Please provide a hint as to the size of your current total portfolio (as in high four-figures, mid five-figures, low six-figures, etc.) What might be appropriate for a very large portfolio might not be appropriate for a new investor.

Providing the split of your assets and contributions between taxable and tax-advantaged accounts is also helpful. Please include all investment and retirement accounts (yourself and spouse or common-law partner, if applicable) as it's important to look at the portfolio as a unified whole rather than look at accounts in isolation. Also include the available funds in your employer-provided retirement plans. For example:


Current Assets

Taxable
xx% cash (for investing – do not include emergency funds)
xx% fund name(s) (fund symbol, if known) (management expense ratio, if known)
xx% stock company name(s) (ticker symbol, if known)

His Tax-Free Savings Account
xx% cash (for investing – do not include emergency funds)
xx% fund name(s) (fund symbol, if known) (management expense ratio, if known)
xx% stock company name(s) (ticker symbol, if known)

Her Tax-Free Savings Account
xx% cash (for investing – do not include emergency funds)
xx% fund name(s) (fund symbol, if known) (management expense ratio, if known)
xx% stock company name(s) (ticker symbol, if known)

His RRSP / RRIF / LIRA
xx% cash (for investing – do not include funds earmarked for the Home Buyer's Plan)
xx% fund name(s) (fund symbol, if known) (management expense ratio, if known)
xx% stock company name(s) (ticker symbol, if known)
List any restrictions in available investment choices

Her RRSP / RRIF / LIRA
xx% cash (for investing – do not include funds earmarked for the Home Buyer's Plan)
xx% fund name(s) (fund symbol, if known) (management expense ratio, if known)
xx% stock company name(s) (ticker symbol, if known)
List any restrictions in available investment choices

Total of All Accounts Together (not each account individually) should equal 100%.

Pensions

Also mention any pensions you and/or your spouse may have at work, annual percentage contributions by the employer/employee, and for how long they have been accumulating.

If retired, mention the CPP, OAS and annuities you and/or your spouse may be collecting or are soon expecting to do so.


RESP(s)
Plan Type: (Family, Individual, or Group)
Plan sponsor:
Age of child(ren):
xx% cash
xx% fund name(s) (fund symbol, if known) (management expense ratio, if known)
xx% stock company name(s) (ticker symbol, if known)

Total of percentages for RESP(s) should equal 100%.


Contributions

New annual Contributions
$xx taxable (for retirement, not short term goals)
$xx his Tax-Free Savings Account
$xx her Tax-Free Savings Account
$xx his RRSP (also specify any employer matching contributions)
$xx her RRSP (also specify any employer matching contributions)
$xx RESP(s)


Questions

1.

2.

3.


Key Points
* In the Current Assets section, please make sure that percentages add up to 100% across all of your accounts, not within each account.
* Please make sure that you've provided all the information requested above. Omitting information often results in delays and/or longer exchanges.
* If you have an account in a retirement plan with your employer, be sure to enter the expense ratios for the funds as stated in your company's specific plan (if they are available, or, different from the retail version of the mutual funds).

Etiquette

Please make all responses and additions to your original post in the same conversation rather than creating a new topic. It helps everyone if the history of the discussion is available in one place.

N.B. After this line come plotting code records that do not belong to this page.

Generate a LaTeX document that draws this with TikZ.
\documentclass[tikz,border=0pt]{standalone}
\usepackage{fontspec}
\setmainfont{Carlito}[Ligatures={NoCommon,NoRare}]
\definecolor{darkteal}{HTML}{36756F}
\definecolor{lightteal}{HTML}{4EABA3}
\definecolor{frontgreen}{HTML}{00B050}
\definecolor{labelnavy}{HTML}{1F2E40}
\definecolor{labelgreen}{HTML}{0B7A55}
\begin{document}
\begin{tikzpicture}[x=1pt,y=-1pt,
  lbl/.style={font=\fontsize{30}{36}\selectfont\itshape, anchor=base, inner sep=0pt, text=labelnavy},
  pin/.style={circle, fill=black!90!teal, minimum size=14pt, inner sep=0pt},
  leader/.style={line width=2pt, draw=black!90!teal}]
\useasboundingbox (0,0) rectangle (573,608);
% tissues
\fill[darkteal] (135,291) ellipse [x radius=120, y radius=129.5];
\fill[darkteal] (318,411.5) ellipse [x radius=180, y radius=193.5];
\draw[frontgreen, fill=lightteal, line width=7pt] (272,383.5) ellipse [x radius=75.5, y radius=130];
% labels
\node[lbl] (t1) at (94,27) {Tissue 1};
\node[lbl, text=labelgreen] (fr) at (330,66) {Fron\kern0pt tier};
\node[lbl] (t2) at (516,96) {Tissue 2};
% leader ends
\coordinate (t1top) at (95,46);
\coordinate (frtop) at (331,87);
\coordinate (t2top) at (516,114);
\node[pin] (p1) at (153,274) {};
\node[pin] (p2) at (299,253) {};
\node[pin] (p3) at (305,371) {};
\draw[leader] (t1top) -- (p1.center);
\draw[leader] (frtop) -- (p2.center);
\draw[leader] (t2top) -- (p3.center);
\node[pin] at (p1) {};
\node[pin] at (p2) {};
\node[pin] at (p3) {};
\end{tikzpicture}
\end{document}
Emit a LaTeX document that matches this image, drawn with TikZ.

Many posters put a great deal of effort into their replies. We simply ask that if you receive replies, you go back and respond to them in some way. It's a hollow feeling for those of us who respond to questions to never hear back from the person who started the conversation. Remember, the purpose of this is to have a conversation! We are NOT expecting a thank-you, but feedback on what you found helpful, if anything.

USING CAPITALIZED LETTERS is considered rude (it's shouting). Caps are good for emphasis, but are hard to read. If you consistently post in CAPS, some people may not bother to read and respond to your questions.

Preparing to make a post can be a significant learning experience for you. We appreciate posts that show careful planning. This doesn't mean your questions must be complex or show extensive investment knowledge. We really enjoy simple ones and want beginning investors to feel very welcome. Our goal is to help.